-- Begin --
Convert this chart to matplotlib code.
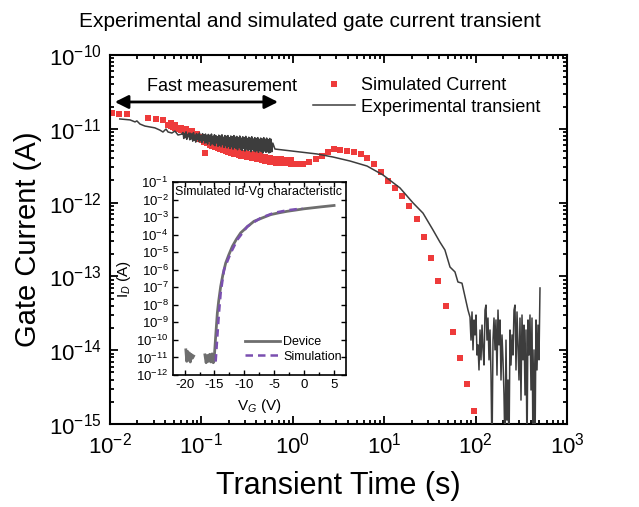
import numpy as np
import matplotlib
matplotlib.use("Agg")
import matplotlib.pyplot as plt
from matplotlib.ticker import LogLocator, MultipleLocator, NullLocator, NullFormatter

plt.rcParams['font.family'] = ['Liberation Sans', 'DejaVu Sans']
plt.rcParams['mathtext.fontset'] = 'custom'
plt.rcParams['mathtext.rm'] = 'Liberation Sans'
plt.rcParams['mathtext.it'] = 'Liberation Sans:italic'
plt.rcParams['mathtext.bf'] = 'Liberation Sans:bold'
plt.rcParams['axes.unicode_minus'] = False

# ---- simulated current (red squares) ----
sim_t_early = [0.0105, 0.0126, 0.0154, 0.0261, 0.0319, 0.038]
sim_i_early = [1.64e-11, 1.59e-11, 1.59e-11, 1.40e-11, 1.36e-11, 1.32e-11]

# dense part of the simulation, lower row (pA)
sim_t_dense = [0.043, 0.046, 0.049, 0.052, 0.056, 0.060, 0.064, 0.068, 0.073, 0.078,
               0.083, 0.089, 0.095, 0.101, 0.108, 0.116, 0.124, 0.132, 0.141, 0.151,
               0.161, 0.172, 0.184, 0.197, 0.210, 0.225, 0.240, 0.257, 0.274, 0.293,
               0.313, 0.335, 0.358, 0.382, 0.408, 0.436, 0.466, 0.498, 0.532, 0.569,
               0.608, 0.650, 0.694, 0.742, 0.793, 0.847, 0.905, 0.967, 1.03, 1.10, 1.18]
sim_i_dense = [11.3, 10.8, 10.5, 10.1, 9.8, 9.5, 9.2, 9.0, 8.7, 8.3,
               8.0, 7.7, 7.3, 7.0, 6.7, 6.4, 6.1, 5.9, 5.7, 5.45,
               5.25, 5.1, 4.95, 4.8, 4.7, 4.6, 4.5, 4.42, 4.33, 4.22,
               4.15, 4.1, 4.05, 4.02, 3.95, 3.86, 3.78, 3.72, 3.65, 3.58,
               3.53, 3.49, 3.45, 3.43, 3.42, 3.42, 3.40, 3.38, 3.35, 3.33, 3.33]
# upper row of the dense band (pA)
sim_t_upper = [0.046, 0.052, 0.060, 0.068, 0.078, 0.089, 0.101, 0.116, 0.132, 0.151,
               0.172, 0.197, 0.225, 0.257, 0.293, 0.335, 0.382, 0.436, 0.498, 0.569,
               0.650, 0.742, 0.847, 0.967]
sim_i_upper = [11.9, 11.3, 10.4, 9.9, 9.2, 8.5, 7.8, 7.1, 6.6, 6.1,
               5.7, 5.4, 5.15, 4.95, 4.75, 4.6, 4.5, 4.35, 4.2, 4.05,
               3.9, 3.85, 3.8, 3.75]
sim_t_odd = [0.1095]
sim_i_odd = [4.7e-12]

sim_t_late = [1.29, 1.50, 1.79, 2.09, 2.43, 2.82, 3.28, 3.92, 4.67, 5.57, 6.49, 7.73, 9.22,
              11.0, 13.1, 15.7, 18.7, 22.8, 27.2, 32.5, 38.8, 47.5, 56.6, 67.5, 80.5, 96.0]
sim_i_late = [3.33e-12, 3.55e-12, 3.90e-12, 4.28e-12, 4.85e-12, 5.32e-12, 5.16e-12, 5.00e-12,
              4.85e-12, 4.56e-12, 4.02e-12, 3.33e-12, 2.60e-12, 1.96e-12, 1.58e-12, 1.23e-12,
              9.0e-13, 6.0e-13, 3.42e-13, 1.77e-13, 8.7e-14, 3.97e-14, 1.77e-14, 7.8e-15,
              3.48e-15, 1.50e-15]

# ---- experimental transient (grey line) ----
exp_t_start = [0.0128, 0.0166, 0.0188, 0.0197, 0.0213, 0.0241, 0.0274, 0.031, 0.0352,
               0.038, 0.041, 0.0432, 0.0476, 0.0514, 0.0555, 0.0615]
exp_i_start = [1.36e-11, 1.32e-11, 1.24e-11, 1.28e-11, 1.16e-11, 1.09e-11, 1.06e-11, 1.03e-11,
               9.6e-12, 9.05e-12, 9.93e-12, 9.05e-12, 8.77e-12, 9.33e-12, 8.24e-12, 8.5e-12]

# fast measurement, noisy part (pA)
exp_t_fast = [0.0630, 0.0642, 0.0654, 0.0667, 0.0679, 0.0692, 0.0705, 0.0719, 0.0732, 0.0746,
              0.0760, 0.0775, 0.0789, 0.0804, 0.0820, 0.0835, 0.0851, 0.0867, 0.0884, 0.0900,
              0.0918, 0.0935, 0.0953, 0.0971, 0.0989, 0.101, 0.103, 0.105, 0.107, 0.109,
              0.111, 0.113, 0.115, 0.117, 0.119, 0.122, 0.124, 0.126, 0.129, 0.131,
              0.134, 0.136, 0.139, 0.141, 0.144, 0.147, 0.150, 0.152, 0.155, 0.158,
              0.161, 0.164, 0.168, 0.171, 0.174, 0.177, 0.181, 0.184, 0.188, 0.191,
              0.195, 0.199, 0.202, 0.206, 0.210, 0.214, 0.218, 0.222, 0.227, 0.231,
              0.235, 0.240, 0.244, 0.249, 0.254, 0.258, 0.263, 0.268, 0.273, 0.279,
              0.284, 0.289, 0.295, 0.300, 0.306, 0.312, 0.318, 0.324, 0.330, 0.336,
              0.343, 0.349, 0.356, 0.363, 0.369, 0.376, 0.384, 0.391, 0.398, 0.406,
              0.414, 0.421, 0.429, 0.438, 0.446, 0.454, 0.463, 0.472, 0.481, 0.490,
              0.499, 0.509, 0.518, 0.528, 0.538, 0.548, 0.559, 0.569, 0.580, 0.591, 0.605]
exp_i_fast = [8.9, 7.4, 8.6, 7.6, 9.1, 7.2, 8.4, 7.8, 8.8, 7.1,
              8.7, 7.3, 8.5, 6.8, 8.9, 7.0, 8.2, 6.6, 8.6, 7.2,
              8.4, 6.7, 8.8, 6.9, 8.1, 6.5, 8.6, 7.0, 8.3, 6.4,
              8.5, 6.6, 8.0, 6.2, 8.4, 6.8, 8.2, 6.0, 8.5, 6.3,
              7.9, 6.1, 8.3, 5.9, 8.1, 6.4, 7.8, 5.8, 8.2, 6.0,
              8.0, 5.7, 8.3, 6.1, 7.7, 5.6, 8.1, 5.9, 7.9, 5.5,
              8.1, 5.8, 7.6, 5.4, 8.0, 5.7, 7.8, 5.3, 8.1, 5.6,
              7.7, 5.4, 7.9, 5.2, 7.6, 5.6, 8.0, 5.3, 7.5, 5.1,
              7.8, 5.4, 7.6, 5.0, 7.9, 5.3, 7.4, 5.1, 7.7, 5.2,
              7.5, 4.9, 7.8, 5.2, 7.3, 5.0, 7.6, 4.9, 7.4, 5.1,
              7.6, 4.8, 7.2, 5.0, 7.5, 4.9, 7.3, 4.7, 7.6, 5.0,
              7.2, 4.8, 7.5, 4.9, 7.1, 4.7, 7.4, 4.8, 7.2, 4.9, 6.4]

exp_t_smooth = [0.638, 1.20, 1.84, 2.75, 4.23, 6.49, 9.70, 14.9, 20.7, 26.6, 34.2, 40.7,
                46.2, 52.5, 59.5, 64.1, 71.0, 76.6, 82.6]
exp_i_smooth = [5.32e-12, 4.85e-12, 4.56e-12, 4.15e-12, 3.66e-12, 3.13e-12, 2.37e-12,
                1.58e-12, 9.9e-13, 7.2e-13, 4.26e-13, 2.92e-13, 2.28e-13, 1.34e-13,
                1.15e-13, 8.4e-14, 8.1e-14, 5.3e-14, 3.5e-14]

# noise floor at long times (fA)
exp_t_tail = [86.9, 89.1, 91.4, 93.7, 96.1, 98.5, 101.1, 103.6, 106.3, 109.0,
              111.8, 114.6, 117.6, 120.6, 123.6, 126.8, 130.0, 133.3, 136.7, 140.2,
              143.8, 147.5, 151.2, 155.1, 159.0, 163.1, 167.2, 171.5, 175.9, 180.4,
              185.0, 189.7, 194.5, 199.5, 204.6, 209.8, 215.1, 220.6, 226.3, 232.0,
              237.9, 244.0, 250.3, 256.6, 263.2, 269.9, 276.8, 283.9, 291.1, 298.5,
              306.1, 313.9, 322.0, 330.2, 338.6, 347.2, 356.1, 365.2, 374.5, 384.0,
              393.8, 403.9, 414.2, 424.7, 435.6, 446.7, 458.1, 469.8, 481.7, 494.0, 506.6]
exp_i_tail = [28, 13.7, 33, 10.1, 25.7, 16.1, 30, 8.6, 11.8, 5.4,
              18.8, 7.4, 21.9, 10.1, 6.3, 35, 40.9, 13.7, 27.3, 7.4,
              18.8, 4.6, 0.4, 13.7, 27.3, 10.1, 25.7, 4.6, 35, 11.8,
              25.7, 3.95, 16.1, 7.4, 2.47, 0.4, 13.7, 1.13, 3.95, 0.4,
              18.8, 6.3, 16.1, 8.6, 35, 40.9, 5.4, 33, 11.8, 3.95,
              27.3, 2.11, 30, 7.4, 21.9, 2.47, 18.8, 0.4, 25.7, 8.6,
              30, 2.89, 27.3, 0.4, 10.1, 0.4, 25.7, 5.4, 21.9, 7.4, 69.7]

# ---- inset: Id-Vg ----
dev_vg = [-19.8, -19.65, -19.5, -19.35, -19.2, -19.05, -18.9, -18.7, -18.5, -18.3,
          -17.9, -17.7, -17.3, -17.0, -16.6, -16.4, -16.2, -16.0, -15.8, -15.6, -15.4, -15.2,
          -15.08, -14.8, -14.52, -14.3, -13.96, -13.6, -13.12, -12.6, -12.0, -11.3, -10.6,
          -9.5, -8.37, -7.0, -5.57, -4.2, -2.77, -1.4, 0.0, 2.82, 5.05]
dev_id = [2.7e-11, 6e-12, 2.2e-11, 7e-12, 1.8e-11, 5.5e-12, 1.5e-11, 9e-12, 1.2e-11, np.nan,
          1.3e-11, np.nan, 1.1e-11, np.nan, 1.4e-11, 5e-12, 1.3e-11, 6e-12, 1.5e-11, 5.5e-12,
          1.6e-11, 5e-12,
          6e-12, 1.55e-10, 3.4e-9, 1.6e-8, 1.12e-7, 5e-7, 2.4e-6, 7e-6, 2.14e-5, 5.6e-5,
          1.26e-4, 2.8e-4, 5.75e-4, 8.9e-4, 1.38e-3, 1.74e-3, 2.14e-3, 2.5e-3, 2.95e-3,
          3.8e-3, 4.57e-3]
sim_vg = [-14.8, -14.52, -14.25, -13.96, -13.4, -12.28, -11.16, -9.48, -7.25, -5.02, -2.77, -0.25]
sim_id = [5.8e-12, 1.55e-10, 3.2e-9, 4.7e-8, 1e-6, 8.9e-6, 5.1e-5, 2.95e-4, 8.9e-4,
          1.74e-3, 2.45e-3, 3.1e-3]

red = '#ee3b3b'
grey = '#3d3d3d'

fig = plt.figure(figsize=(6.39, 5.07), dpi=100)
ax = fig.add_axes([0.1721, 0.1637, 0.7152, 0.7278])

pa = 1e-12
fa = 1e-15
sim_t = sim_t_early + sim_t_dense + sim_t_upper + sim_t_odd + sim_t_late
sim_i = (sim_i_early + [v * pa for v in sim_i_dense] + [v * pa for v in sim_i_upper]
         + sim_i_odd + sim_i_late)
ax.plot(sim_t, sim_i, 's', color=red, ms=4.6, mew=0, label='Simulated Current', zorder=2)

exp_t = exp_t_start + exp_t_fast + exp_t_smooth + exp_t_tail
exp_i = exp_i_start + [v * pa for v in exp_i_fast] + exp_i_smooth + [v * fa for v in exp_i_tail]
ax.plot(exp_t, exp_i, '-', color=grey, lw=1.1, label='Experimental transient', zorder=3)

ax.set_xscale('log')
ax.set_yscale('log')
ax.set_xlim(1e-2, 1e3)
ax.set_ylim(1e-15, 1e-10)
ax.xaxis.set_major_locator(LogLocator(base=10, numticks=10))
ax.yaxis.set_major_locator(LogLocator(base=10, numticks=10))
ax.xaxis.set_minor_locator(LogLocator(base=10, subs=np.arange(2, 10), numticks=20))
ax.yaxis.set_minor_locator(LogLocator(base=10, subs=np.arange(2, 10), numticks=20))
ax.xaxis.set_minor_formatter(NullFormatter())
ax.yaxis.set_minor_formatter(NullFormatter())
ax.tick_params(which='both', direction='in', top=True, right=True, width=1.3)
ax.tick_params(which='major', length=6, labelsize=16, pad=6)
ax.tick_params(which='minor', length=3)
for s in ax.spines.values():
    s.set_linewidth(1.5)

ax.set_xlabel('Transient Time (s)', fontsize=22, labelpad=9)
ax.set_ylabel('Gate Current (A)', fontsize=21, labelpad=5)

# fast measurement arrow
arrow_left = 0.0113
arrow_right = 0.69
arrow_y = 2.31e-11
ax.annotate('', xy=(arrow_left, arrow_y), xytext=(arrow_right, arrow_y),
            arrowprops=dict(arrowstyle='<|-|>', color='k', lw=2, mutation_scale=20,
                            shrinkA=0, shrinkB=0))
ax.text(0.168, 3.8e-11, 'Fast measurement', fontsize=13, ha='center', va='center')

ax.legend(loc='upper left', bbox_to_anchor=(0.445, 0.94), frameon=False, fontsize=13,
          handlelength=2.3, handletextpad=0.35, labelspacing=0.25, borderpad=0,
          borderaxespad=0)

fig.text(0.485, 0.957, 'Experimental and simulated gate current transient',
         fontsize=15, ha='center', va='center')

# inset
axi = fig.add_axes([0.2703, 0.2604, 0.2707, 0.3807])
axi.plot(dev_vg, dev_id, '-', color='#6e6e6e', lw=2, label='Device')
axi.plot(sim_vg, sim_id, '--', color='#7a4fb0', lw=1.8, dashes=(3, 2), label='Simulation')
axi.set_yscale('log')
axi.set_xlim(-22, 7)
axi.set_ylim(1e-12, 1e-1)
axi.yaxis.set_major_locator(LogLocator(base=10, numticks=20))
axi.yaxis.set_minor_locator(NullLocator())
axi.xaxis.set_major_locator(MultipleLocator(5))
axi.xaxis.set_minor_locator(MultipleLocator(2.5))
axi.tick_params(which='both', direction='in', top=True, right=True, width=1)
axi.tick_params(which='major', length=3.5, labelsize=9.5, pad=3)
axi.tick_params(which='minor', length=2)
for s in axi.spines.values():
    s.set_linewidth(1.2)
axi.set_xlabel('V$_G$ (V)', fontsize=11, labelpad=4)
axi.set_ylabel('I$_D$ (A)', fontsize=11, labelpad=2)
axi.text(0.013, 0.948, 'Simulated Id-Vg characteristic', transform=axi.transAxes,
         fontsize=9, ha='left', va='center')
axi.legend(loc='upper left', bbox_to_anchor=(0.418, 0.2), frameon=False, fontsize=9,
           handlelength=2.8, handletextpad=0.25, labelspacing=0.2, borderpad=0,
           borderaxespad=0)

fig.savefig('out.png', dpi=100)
-- End --
-- Begin --
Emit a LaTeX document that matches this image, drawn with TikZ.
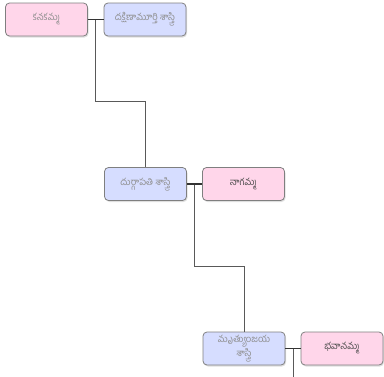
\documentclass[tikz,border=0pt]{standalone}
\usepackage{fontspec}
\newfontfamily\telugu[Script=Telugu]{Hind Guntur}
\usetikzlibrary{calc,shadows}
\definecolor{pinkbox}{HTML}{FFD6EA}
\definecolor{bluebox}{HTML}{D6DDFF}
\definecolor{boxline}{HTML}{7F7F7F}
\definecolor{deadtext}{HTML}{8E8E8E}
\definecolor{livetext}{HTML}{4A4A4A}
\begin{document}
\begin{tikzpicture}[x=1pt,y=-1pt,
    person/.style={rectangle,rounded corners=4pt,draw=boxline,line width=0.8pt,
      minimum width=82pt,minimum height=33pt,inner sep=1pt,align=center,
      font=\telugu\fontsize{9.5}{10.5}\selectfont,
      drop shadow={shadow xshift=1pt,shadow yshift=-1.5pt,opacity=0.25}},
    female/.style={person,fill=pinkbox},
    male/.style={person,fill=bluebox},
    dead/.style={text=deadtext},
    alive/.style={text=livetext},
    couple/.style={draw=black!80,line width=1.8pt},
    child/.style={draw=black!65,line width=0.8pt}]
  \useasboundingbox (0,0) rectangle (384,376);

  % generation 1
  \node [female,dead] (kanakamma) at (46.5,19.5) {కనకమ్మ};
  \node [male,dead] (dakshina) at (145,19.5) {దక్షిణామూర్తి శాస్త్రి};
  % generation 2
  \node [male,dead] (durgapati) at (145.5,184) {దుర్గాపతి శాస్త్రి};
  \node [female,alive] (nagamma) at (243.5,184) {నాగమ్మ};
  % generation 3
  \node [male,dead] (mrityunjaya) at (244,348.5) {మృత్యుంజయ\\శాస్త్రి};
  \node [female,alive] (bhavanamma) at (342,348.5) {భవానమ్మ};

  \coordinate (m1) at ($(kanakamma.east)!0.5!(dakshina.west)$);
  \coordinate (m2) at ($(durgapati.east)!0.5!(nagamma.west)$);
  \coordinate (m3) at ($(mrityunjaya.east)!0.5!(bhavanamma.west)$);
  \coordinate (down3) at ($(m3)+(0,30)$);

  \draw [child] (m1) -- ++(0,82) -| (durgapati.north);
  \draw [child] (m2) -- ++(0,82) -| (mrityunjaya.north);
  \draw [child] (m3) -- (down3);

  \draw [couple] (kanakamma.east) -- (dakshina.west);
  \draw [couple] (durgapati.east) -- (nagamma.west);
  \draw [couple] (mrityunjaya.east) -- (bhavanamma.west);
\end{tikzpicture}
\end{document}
-- End --
# [Exercise]
Look above and copy only the lines from the one holding "Convert this chart to matplotlib code." to the one holding "1.40e-11, 1.36e-11, 1.32e-11]", both included, exactly, minus the pictures.

# [Written solution]
Convert this chart to matplotlib code.
import numpy as np
import matplotlib
matplotlib.use("Agg")
import matplotlib.pyplot as plt
from matplotlib.ticker import LogLocator, MultipleLocator, NullLocator, NullFormatter

plt.rcParams['font.family'] = ['Liberation Sans', 'DejaVu Sans']
plt.rcParams['mathtext.fontset'] = 'custom'
plt.rcParams['mathtext.rm'] = 'Liberation Sans'
plt.rcParams['mathtext.it'] = 'Liberation Sans:italic'
plt.rcParams['mathtext.bf'] = 'Liberation Sans:bold'
plt.rcParams['axes.unicode_minus'] = False

# ---- simulated current (red squares) ----
sim_t_early = [0.0105, 0.0126, 0.0154, 0.0261, 0.0319, 0.038]
sim_i_early = [1.64e-11, 1.59e-11, 1.59e-11, 1.40e-11, 1.36e-11, 1.32e-11]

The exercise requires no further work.